Sen. Bernie Sanders. Ralph Freso/Getty Images

Sen. Bernie Sanders is the most popular politician in the country. However, rather than embrace the enthusiasm he generates, the Democratic Party has resisted Sanders and progressives.

“There are people who, as I often say, would rather have first class seats going down with the Titanic than change the course of the ship,” Sanders said in a recent interview in response to being asked why the Democratic Party is still run by the people who drove it into the ground during the Obama administration. “There are people who have spent their entire lives in the Democratic Party; there are people who’ve invested a whole lot of money into the Democratic Party. They think the Democratic Party belongs to them. You know, they own a home, they may own a boat, they may own the Democratic Party.”

This attitude that the Democratic Party should be treated as a corporation rather than as an infrastructure for promoting democracy is perpetuated by the party’s establishment. In an April 2017 hearing for a class action lawsuit filed against the DNC for rigging the presidential primaries, DNC attorneys argued that the Democratic Party has the right to pick candidates in backrooms.

“Parties are like apartments,” MSNBC’s Joy Reid tweeted criticizing Sanders’ and his supporters’ efforts to change the Democratic Party from within. “You chip in or you’re a visitor. Feel free to bring wine when you drop by but don’t tell me how to decorate.”

These attitudes are reminiscent of when Hillary Clinton called Donald Trump’s supporters a “basket of deplorables” and implied that Bernie Sanders’ voters are basement-dwelling Millennials. The Democratic Party still operates on the premise that voters owe them their votes, but votes are meant to be earned. The Democratic Party shames voters who don’t vote their way, such as how they categorize Trump supporters as racist and call Sanders supporters Bernie Bros.

Sanders’ grassroots style of campaigning is based on the notion that voters need to hear directly from the candidate on issues that matter to them. After Hillary Clinton lost the 2016 presidential election to Donald Trump, Barack Obama advocated a similar idea.

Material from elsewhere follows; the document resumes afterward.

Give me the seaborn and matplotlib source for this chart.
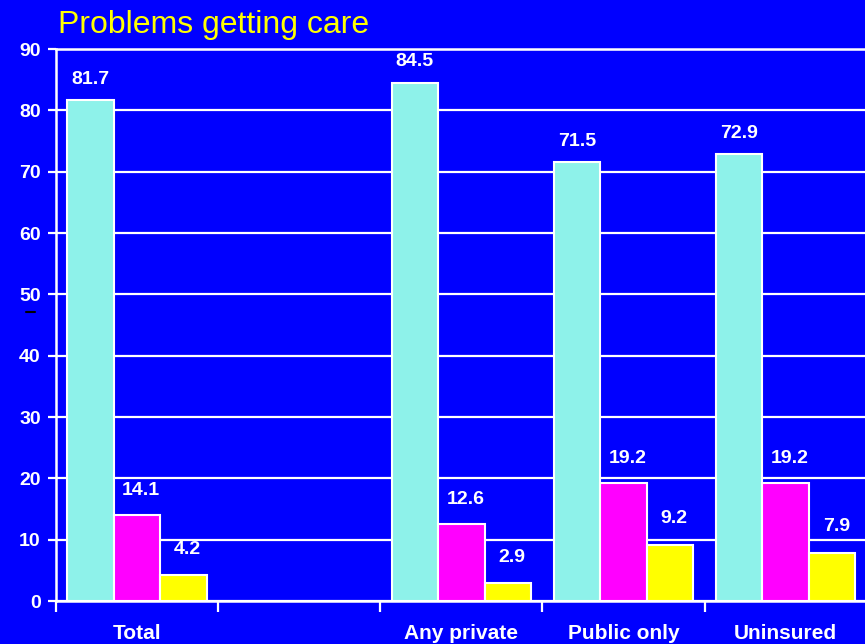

“One of the issues the Democrats have to be clear on is, given population distribution across the country, we have to compete everywhere. We have to show up everywhere. We have to work at a grassroots level, something that’s been a running thread in my career,” Obama told reporters in November 2016. “You know, I won Iowa not because the demographics dictated that I would win Iowa. It was because I spent 87 days going to every small town and fair and fish fry and VFW hall, and there were some counties where I might have lost, but maybe I lost by 20 points instead of 50 points.”

In the recent special congressional election in Georgia, the DCCC and consultants completely ignored this reality. Instead, they poured millions of dollars into the race, much of it spent on consultants and out-of-touch campaign advertisements. Once ballots were cast, the Democratic candidate performed even worse than Hillary Clinton did in 2016. Democrats must abandon their campaign strategy of attacking Trump and instead must push forth their own policies and ideals. Until then, the party will continue to lose.